DANSE – Le Théâtre de la Ville proposait une rencontre réussie entre l’impétuosité de Sharon Eyal et l’univers fluide et zen de Tao Ye avec les 16 interprètes du Nederlands Dans Theater. Déjà programmé à la saison d’ouverture du Théâtre de la Ville en 1969, le NDT fait sa réouverture cinquante ans plus tard avec deux créations hypnotiques et d’une technicité impressionnante. Quand on aime, on ne compte pas les années…
Le Nederlands dans Theater a interprété ce soir deux pièces assez différentes dans leur rapport entre individualité et collectif. Mais toutes deux étaient hypnotiques et intenses. On retrouve la patte distinctive de ces deux chorégraphes phares de la scène internationale : Tao Ye & Sharon Eyal. À Tao Ye la technique du « système du mouvement circulaire » et à Sharon Eyal l’expulsion d’un individu à la marge du groupe.
Se tailler un costume
Fait notable : le costume a une place importante dans la création de ces deux chorégraphes. Tao Ye et Duan Ni ont créé un atelier de couture en plus de leurs compagnies de danse et Sharon Eyal a créé elle-même ses propres costumes pour Jackie. Un costume unisexe dans les deux cas, qui ne fait aucune distinction entre hommes et femmes. Comme le dit bien Tao Ye « J’apprécie la beauté de la neutralité de genre, c’est pourquoi il n’y a pas de différence entre les sexes dans ma compagnie. Ça permet aux interprètes, hommes comme femmes, d’être forts et puissants tout comme délicats et paisibles. »
Le signe de 15
Tao Ye a un parcours exceptionnel. Fils unique d’ouvriers, il se lance à douze ans dans la danse et connaît une ascension fulgurante avec la création de sa propre compagnie à 23 ans en 2008 : « TAO Dance Theater ». 15 est sa toute dernière création, dans une longue série numérique « Numerical Series » : Weight x3, 2, 4, 5, 6, 7, 8, 9, 10, 11, 12, 13 et 14. C’est aussi sa première création avec une compagnie non-asiatique, un challenge à relever au vu des différences de morphologies occidentales avec celles asiatiques. Mais celui qui était comparé, enfant, à une « nouille », tant son corps était souple, a relevé le défi haut la main avec le NDT, qui maîtrise à la perfection le répertoire contemporain.

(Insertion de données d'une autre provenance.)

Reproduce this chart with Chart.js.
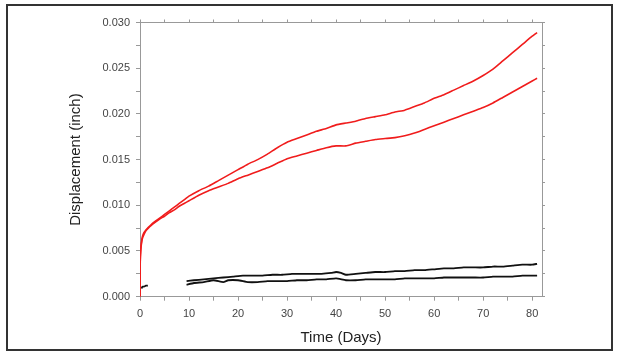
<!DOCTYPE html>
<html><head><meta charset="utf-8">
<script src="https://cdn.jsdelivr.net/npm/chart.js@4"></script>
<style>html,body{margin:0;padding:0;background:#fff;}canvas{display:block;}</style>
</head><body>
<canvas id="c" width="618" height="357"></canvas>
<script>
// Time in days
const redDays = [0,0.05,0.15,0.3,0.5,0.8,1.2,1.7,2.3,3,4,5,6,7,8,9,10,12,14,16,18,20,22,24,26,28,30,32,34,36,38,40,42,44,46,48,50,52,54,56,58,60,62,64,66,68,70,72,74,76,78,80,81];
const redUpper = [0,0.0040,0.0052,0.0060,0.0066,0.0070,0.0073,0.0076,0.0079,0.0082,0.0086,0.0090,0.0094,0.0098,0.0102,0.0106,0.0110,0.0116,0.0121,0.0127,0.0133,0.0139,0.0145,0.0150,0.0156,0.0163,0.0169,0.0173,0.0177,0.0181,0.0184,0.0188,0.0190,0.0192,0.0195,0.0197,0.0199,0.0202,0.0204,0.0208,0.0212,0.0217,0.0221,0.0226,0.0231,0.0236,0.0242,0.0249,0.0258,0.0267,0.0276,0.0285,0.0289];
const redLower = [0,0.0038,0.0050,0.0058,0.0064,0.0068,0.0072,0.0075,0.0078,0.0081,0.0085,0.0088,0.0092,0.0095,0.0099,0.0102,0.0105,0.0111,0.0116,0.0120,0.0124,0.0129,0.0133,0.0137,0.0141,0.0146,0.0151,0.0154,0.0157,0.0160,0.0163,0.0165,0.0165,0.0168,0.0170,0.0172,0.0173,0.0174,0.0176,0.0179,0.0183,0.0187,0.0191,0.0195,0.0199,0.0203,0.0207,0.0212,0.0218,0.0224,0.0230,0.0236,0.0239];
const blackStartDays = [0.3,0.5,0.8,1.2,1.6];
const blackStart = [0.0009,0.0011,0.0011,0.0012,0.0012];
const blackUpperDays = [9.5,11,13,15,17,19,21,23,25,27,29,31,33,35,37,39,40,41,42,44,46,48,50,52,54,56,58,60,62,64,66,68,70,72,74,76,78,80,81];
const blackUpper = [0.0017,0.0018,0.0019,0.0020,0.0021,0.0022,0.0023,0.0023,0.0023,0.0024,0.0024,0.0025,0.0025,0.0025,0.0025,0.0026,0.0027,0.0026,0.0024,0.0025,0.0026,0.0027,0.0027,0.0028,0.0028,0.0029,0.0029,0.0030,0.0031,0.0031,0.0032,0.0032,0.0032,0.0033,0.0033,0.0034,0.0035,0.0035,0.0036];
const blackLowerDays = [9.5,11,13,15,17,18,20,22,24,26,28,30,32,34,36,38,40,42,44,46,48,50,52,54,56,58,60,62,64,66,68,70,72,74,76,78,80,81];
const blackLower = [0.0013,0.0015,0.0016,0.0018,0.0016,0.0018,0.0018,0.0016,0.0016,0.0017,0.0017,0.0017,0.0018,0.0018,0.0019,0.0019,0.0020,0.0018,0.0018,0.0019,0.0019,0.0019,0.0019,0.0020,0.0020,0.0020,0.0020,0.0021,0.0021,0.0021,0.0021,0.0021,0.0022,0.0022,0.0022,0.0023,0.0023,0.0023];
const xTicks = [0,5,10,15,20,25,30,35,40,45,50,55,60,65,70,75,80];
const yTicks = [0,0.0025,0.005,0.0075,0.010,0.0125,0.015,0.0175,0.020,0.0225,0.025,0.0275,0.030];
const xTitle = 'Time (Days)';
const yTitle = 'Displacement (inch)';

const pts = (xs, ys) => xs.map((x, i) => ({x: x, y: ys[i]}));
const mk = (xs, ys, color, w) => ({data: pts(xs, ys), borderColor: color, borderWidth: w, showLine: true, pointRadius: 0, fill: false, tension: 0.15});

const frame = {
  id: 'frame',
  beforeDraw(chart) {
    const ctx = chart.ctx;
    ctx.save();
    ctx.fillStyle = '#fff';
    ctx.fillRect(0, 0, chart.width, chart.height);
    ctx.strokeStyle = '#333';
    ctx.lineWidth = 2;
    ctx.strokeRect(7, 5, 605, 345);
    ctx.restore();
  }
};

const axisColor = '#999';
const setTicks = arr => scale => { scale.ticks = arr.map(v => ({value: v})); };

new Chart(document.getElementById('c'), {
  type: 'scatter',
  data: { datasets: [
    mk(redDays, redUpper, '#f01c1c', 1.6),
    mk(redDays, redLower, '#f01c1c', 1.6),
    mk(blackStartDays, blackStart, '#111', 1.8),
    mk(blackUpperDays, blackUpper, '#111', 1.8),
    mk(blackLowerDays, blackLower, '#111', 1.8)
  ]},
  options: {
    responsive: false, animation: false,
    layout: {padding: 0},
    plugins: {legend: {display: false}, tooltip: {enabled: false}},
    scales: {
      x: {
        type: 'linear', position: 'bottom', min: 0, max: 82,
        afterBuildTicks: setTicks(xTicks),
        afterFit: s => { s.height = 60.3; },
        border: {color: axisColor, width: 1},
        grid: {drawOnChartArea: false, tickLength: 4, color: axisColor},
        ticks: {padding: 7, color: '#444', font: {family: 'Liberation Sans', size: 11},
          maxRotation: 0, autoSkip: false,
          callback: v => (v % 10 === 0 ? String(v) : '')},
        title: {display: true, text: xTitle, color: '#222', font: {family: 'Liberation Sans', size: 15}, padding: {top: 0, bottom: 10}}
      },
      x2: {
        type: 'linear', position: 'top', min: 0, max: 82,
        afterBuildTicks: setTicks(xTicks),
        afterFit: s => { s.height = 22.5; },
        border: {color: axisColor, width: 1},
        grid: {drawOnChartArea: false, tickLength: 3, color: axisColor},
        ticks: {display: false}
      },
      y: {
        type: 'linear', position: 'left', min: 0, max: 0.030,
        afterBuildTicks: setTicks(yTicks),
        afterFit: s => { s.width = 140; },
        border: {color: axisColor, width: 1},
        grid: {drawOnChartArea: false, tickLength: 4, color: axisColor},
        ticks: {padding: 6, color: '#444', font: {family: 'Liberation Sans', size: 11}, autoSkip: false,
          callback: v => (Math.round(v / 0.0025) % 2 === 0 ? v.toFixed(3) : '')},
        title: {display: true, text: yTitle, color: '#222', font: {family: 'Liberation Sans', size: 15}, padding: {top: 67, bottom: 0}}
      },
      y2: {
        type: 'linear', position: 'right', min: 0, max: 0.030,
        afterBuildTicks: setTicks(yTicks),
        afterFit: s => { s.width = 76; },
        border: {color: axisColor, width: 1},
        grid: {drawOnChartArea: false, tickLength: 3, color: axisColor},
        ticks: {display: false}
      }
    }
  },
  plugins: [frame]
});
</script>
</body></html>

15 danseurs donnent le rythme : lespaumes de mains frappent les torses et les cuisses. Les pieds claquent au sol. Tous habillés à l’identique, aucun danseur ne se distingue de la masse. La synchronisation des gestes individuels pour se fondre dans le collectif relève de la virtuosité. Une accumulation de figures circulaires se répète à l’infini dans une chorégraphie millimétrée : « Le cercle n’est pas défini par un instant particulier. Ainsi les mouvements sont comme perpétuels, ouvrant des possibilités infinies » comme aime le préciser Tao Ye. La prouesse géométrique de 15 résulte à déployer de la circularité dans un triangle formé par les danseurs. Le corps est vu comme « un crayon qui dessine des cercles en mouvement dans l’espace ». Les corps des danseurs deviennent de plus en plus abstraits pour donner une forme géométrique hypnotique. La chorégraphie est d’autant plus belle en prenant de la hauteur car les danseurs ne font plus qu’un, leurs jambes et leurs bras battant à l’unisson pour former ce triangle si parfait. Pour une fois, les spectateurs des derniers rangs ne sont pas lésés et peuvent profiter pleinement du spectacle ! Instant culture : Tao Ye est un peu le Vasarely de la danse contemporaine.
Jackie : vie et brouillard
Après l’entracte, autre ambiance, le rideau se lève et nous voilà plongés dans un épais brouillard. Les visages et les genres des danseurs sont difficilement distinguables. Sur demi-pointes, ils ont l’air de créatures mythologiques apeurées, les mains derrière les oreilles, à l’affut du moindre bruit. L’atmosphère est pesante, la musique y étant pour beaucoup. C’est celle du maître japonais Ryūichi Sakamoto, composée pour le film « The Revenant », dans lequel Leonardo di Caprio essaie de survivre dans une nature impitoyable. Dans Jackie, les danseurs sont sur le qui-vive et comme toujours chez Eyal, un pas de côté peut les faire expulser du groupe. La force de la chorégraphe israélienne est de réussir aussi bien les solos individuels que les danses de groupe. La musique devient de plus en plus vivante, et les danseurs suivent alors un mouvement de plus en plus enthousiaste. Les émotions se bousculent chez le spectateur, promené entre la jouissance de la vie et la peur de l’oubli.
La soirée était une démonstration de l’immense qualité du Nederlands Dans Theater et des univers chorégraphiques de deux artistes dont on comprend pourquoi ils sont sur le devant de la scène internationale.